SHORT PROBLEM:
Copy out the listing that follows, exactly, without its pictures.

start SUPPLIED INFORMATION

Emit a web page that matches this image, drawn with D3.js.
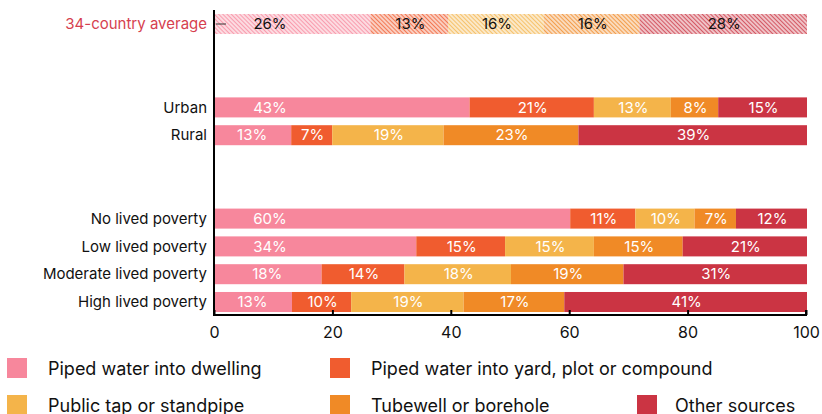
<!DOCTYPE html>
<html>
<head>
<meta charset="utf-8">
<script src="https://cdn.jsdelivr.net/npm/d3@7"></script>
<style>
  body { margin: 0; background: #fff; }
  text { font-family: Inter, Roboto, "Liberation Sans", sans-serif; }
</style>
</head>
<body>
<svg id="chart" width="822" height="414"></svg>
<script>
const categories = ["34-country average", "_gap1", "_gap2", "Urban", "Rural", "_gap3", "_gap4",
  "No lived poverty", "Low lived poverty", "Moderate lived poverty", "High lived poverty"];

const sources = ["Piped water into dwelling", "Piped water into yard, plot or compound",
  "Public tap or standpipe", "Tubewell or borehole", "Other sources"];

const dwelling  = [26, 43, 13, 60, 34, 18, 13];
const yard      = [13, 21, 7, 11, 15, 14, 10];
const publicTap = [16, 13, 19, 10, 15, 18, 19];
const tubewell  = [16, 8, 23, 7, 15, 19, 17];
const other     = [28, 15, 39, 12, 21, 31, 41];
const rowNames  = ["34-country average", "Urban", "Rural", "No lived poverty",
  "Low lived poverty", "Moderate lived poverty", "High lived poverty"];

const xTicks = [0, 20, 40, 60, 80, 100];
const colors = ["#f7879c", "#f05c2f", "#f4b44a", "#f08a26", "#cb3443"];

const svg = d3.select("#chart");
const margin = { top: 14, right: 16, bottom: 102, left: 214 };

const series = [dwelling, yard, publicTap, tubewell, other];
const data = rowNames.map((name, i) => {
  const row = { name };
  sources.forEach((s, j) => { row[s] = series[j][i]; });
  return row;
});

const stacked = d3.stack().keys(sources).offset(d3.stackOffsetExpand)(data);

const x = d3.scaleLinear().domain([0, 1]).range([margin.left, 806]);
const y = d3.scaleBand().domain(categories).range([14, 312]).paddingInner(0.28).paddingOuter(0);
const color = d3.scaleOrdinal().domain(sources).range(colors);

// hatch patterns for the average row
const defs = svg.append("defs");
sources.forEach((s, i) => {
  const p = defs.append("pattern")
    .attr("id", "hatch" + i)
    .attr("patternUnits", "userSpaceOnUse")
    .attr("width", 3).attr("height", 3)
    .attr("patternTransform", "rotate(-45)");
  p.append("rect").attr("width", 3).attr("height", 3).attr("fill", color(s)).attr("opacity", 0.3);
  p.append("line").attr("x1", 0.5).attr("y1", 0).attr("x2", 0.5).attr("y2", 3)
    .attr("stroke", color(s)).attr("stroke-width", 1).attr("opacity", 0.75);
});

const layer = svg.append("g").selectAll("g")
  .data(stacked)
  .join("g");

layer.selectAll("rect")
  .data(d => d.map(v => ({ v, key: d.key, idx: d.index })))
  .join("rect")
  .attr("x", d => x(d.v[0]) + 1)
  .attr("y", d => y(d.v.data.name))
  .attr("width", d => x(d.v[1]) - x(d.v[0]))
  .attr("height", y.bandwidth())
  .attr("fill", d => d.v.data.name === rowNames[0] ? `url(#hatch${d.idx})` : color(d.key));

layer.selectAll("text")
  .data(d => d.map(v => ({ v, key: d.key, idx: d.index })))
  .join("text")
  .attr("x", d => {
    const x0 = x(d.v[0]), w = x(d.v[1]) - x0;
    return d.idx === 0 ? x0 + Math.min(w / 2, 56) : x0 + w / 2 + 2;
  })
  .attr("y", d => y(d.v.data.name) + y.bandwidth() / 2)
  .attr("dy", "0.35em")
  .attr("text-anchor", "middle")
  .attr("font-size", 15)
  .attr("fill", d => d.v.data.name === rowNames[0] ? "#111" : "#fff")
  .text(d => d.v.data[d.key] + "%");

// small tick inside the average row
svg.append("line")
  .attr("x1", x(0) + 2).attr("x2", x(0) + 12)
  .attr("y1", y(rowNames[0]) + y.bandwidth() / 2)
  .attr("y2", y(rowNames[0]) + y.bandwidth() / 2)
  .attr("stroke", "#333").attr("stroke-width", 1);

// y axis
svg.append("line")
  .attr("x1", x(0)).attr("x2", x(0))
  .attr("y1", 10).attr("y2", 316)
  .attr("stroke", "#000").attr("stroke-width", 2);

svg.append("g").selectAll("text")
  .data(rowNames)
  .join("text")
  .attr("x", 207)
  .attr("y", d => y(d) + y.bandwidth() / 2)
  .attr("dy", "0.35em")
  .attr("text-anchor", "end")
  .attr("font-size", 15)
  .attr("fill", (d, i) => i === 0 ? "#d63f4f" : "#111")
  .text(d => d);

// x axis
const xAxis = svg.append("g")
  .attr("transform", "translate(0,315)")
  .call(d3.axisBottom(x).tickValues(xTicks.map(t => t / 100)).tickFormat(d => Math.round(d * 100))
    .tickSize(-5).tickPadding(12));
xAxis.select(".domain").attr("stroke-width", 2).attr("d", `M${x(0)},-5V0H${x(1)}V-5`);
xAxis.selectAll(".tick line").attr("stroke-width", 2);
xAxis.selectAll(".tick text").attr("font-size", 16).attr("fill", "#111")
  .style("font-family", "Inter, Roboto, 'Liberation Sans', sans-serif");

// legend
const legendRows = [[0, 1], [2, 3, 4]];
const legendCols = [7, 330, 637];
const legendY = [358, 395];
legendRows.forEach((row, r) => {
  row.forEach((k, c) => {
    const g = svg.append("g").attr("transform", `translate(${legendCols[c]},${legendY[r]})`);
    g.append("rect").attr("width", 20).attr("height", 20).attr("fill", color(sources[k]));
    g.append("text")
      .attr("x", c === 2 ? 38 : 41)
      .attr("y", 11)
      .attr("dy", "0.35em")
      .attr("font-size", 18)
      .attr("fill", "#111")
      .text(sources[k]);
  });
});
</script>
</body>
</html>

end SUPPLIED INFORMATION

THE SOLUTION:
Emit a web page that matches this image, drawn with D3.js.
<!DOCTYPE html>
<html>
<head>
<meta charset="utf-8">
<script src="https://cdn.jsdelivr.net/npm/d3@7"></script>
<style>
  body { margin: 0; background: #fff; }
  text { font-family: Inter, Roboto, "Liberation Sans", sans-serif; }
</style>
</head>
<body>
<svg id="chart" width="822" height="414"></svg>
<script>
const categories = ["34-country average", "_gap1", "_gap2", "Urban", "Rural", "_gap3", "_gap4",
  "No lived poverty", "Low lived poverty", "Moderate lived poverty", "High lived poverty"];

const sources = ["Piped water into dwelling", "Piped water into yard, plot or compound",
  "Public tap or standpipe", "Tubewell or borehole", "Other sources"];

const dwelling  = [26, 43, 13, 60, 34, 18, 13];
const yard      = [13, 21, 7, 11, 15, 14, 10];
const publicTap = [16, 13, 19, 10, 15, 18, 19];
const tubewell  = [16, 8, 23, 7, 15, 19, 17];
const other     = [28, 15, 39, 12, 21, 31, 41];
const rowNames  = ["34-country average", "Urban", "Rural", "No lived poverty",
  "Low lived poverty", "Moderate lived poverty", "High lived poverty"];

const xTicks = [0, 20, 40, 60, 80, 100];
const colors = ["#f7879c", "#f05c2f", "#f4b44a", "#f08a26", "#cb3443"];

const svg = d3.select("#chart");
const margin = { top: 14, right: 16, bottom: 102, left: 214 };

const series = [dwelling, yard, publicTap, tubewell, other];
const data = rowNames.map((name, i) => {
  const row = { name };
  sources.forEach((s, j) => { row[s] = series[j][i]; });
  return row;
});

const stacked = d3.stack().keys(sources).offset(d3.stackOffsetExpand)(data);

const x = d3.scaleLinear().domain([0, 1]).range([margin.left, 806]);
const y = d3.scaleBand().domain(categories).range([14, 312]).paddingInner(0.28).paddingOuter(0);
const color = d3.scaleOrdinal().domain(sources).range(colors);

// hatch patterns for the average row
const defs = svg.append("defs");
sources.forEach((s, i) => {
  const p = defs.append("pattern")
    .attr("id", "hatch" + i)
    .attr("patternUnits", "userSpaceOnUse")
    .attr("width", 3).attr("height", 3)
    .attr("patternTransform", "rotate(-45)");
  p.append("rect").attr("width", 3).attr("height", 3).attr("fill", color(s)).attr("opacity", 0.3);
  p.append("line").attr("x1", 0.5).attr("y1", 0).attr("x2", 0.5).attr("y2", 3)
    .attr("stroke", color(s)).attr("stroke-width", 1).attr("opacity", 0.75);
});

const layer = svg.append("g").selectAll("g")
  .data(stacked)
  .join("g");

layer.selectAll("rect")
  .data(d => d.map(v => ({ v, key: d.key, idx: d.index })))
  .join("rect")
  .attr("x", d => x(d.v[0]) + 1)
  .attr("y", d => y(d.v.data.name))
  .attr("width", d => x(d.v[1]) - x(d.v[0]))
  .attr("height", y.bandwidth())
  .attr("fill", d => d.v.data.name === rowNames[0] ? `url(#hatch${d.idx})` : color(d.key));

layer.selectAll("text")
  .data(d => d.map(v => ({ v, key: d.key, idx: d.index })))
  .join("text")
  .attr("x", d => {
    const x0 = x(d.v[0]), w = x(d.v[1]) - x0;
    return d.idx === 0 ? x0 + Math.min(w / 2, 56) : x0 + w / 2 + 2;
  })
  .attr("y", d => y(d.v.data.name) + y.bandwidth() / 2)
  .attr("dy", "0.35em")
  .attr("text-anchor", "middle")
  .attr("font-size", 15)
  .attr("fill", d => d.v.data.name === rowNames[0] ? "#111" : "#fff")
  .text(d => d.v.data[d.key] + "%");

// small tick inside the average row
svg.append("line")
  .attr("x1", x(0) + 2).attr("x2", x(0) + 12)
  .attr("y1", y(rowNames[0]) + y.bandwidth() / 2)
  .attr("y2", y(rowNames[0]) + y.bandwidth() / 2)
  .attr("stroke", "#333").attr("stroke-width", 1);

// y axis
svg.append("line")
  .attr("x1", x(0)).attr("x2", x(0))
  .attr("y1", 10).attr("y2", 316)
  .attr("stroke", "#000").attr("stroke-width", 2);

svg.append("g").selectAll("text")
  .data(rowNames)
  .join("text")
  .attr("x", 207)
  .attr("y", d => y(d) + y.bandwidth() / 2)
  .attr("dy", "0.35em")
  .attr("text-anchor", "end")
  .attr("font-size", 15)
  .attr("fill", (d, i) => i === 0 ? "#d63f4f" : "#111")
  .text(d => d);

// x axis
const xAxis = svg.append("g")
  .attr("transform", "translate(0,315)")
  .call(d3.axisBottom(x).tickValues(xTicks.map(t => t / 100)).tickFormat(d => Math.round(d * 100))
    .tickSize(-5).tickPadding(12));
xAxis.select(".domain").attr("stroke-width", 2).attr("d", `M${x(0)},-5V0H${x(1)}V-5`);
xAxis.selectAll(".tick line").attr("stroke-width", 2);
xAxis.selectAll(".tick text").attr("font-size", 16).attr("fill", "#111")
  .style("font-family", "Inter, Roboto, 'Liberation Sans', sans-serif");

// legend
const legendRows = [[0, 1], [2, 3, 4]];
const legendCols = [7, 330, 637];
const legendY = [358, 395];
legendRows.forEach((row, r) => {
  row.forEach((k, c) => {
    const g = svg.append("g").attr("transform", `translate(${legendCols[c]},${legendY[r]})`);
    g.append("rect").attr("width", 20).attr("height", 20).attr("fill", color(sources[k]));
    g.append("text")
      .attr("x", c === 2 ? 38 : 41)
      .attr("y", 11)
      .attr("dy", "0.35em")
      .attr("font-size", 18)
      .attr("fill", "#111")
      .text(sources[k]);
  });
});
</script>
</body>
</html>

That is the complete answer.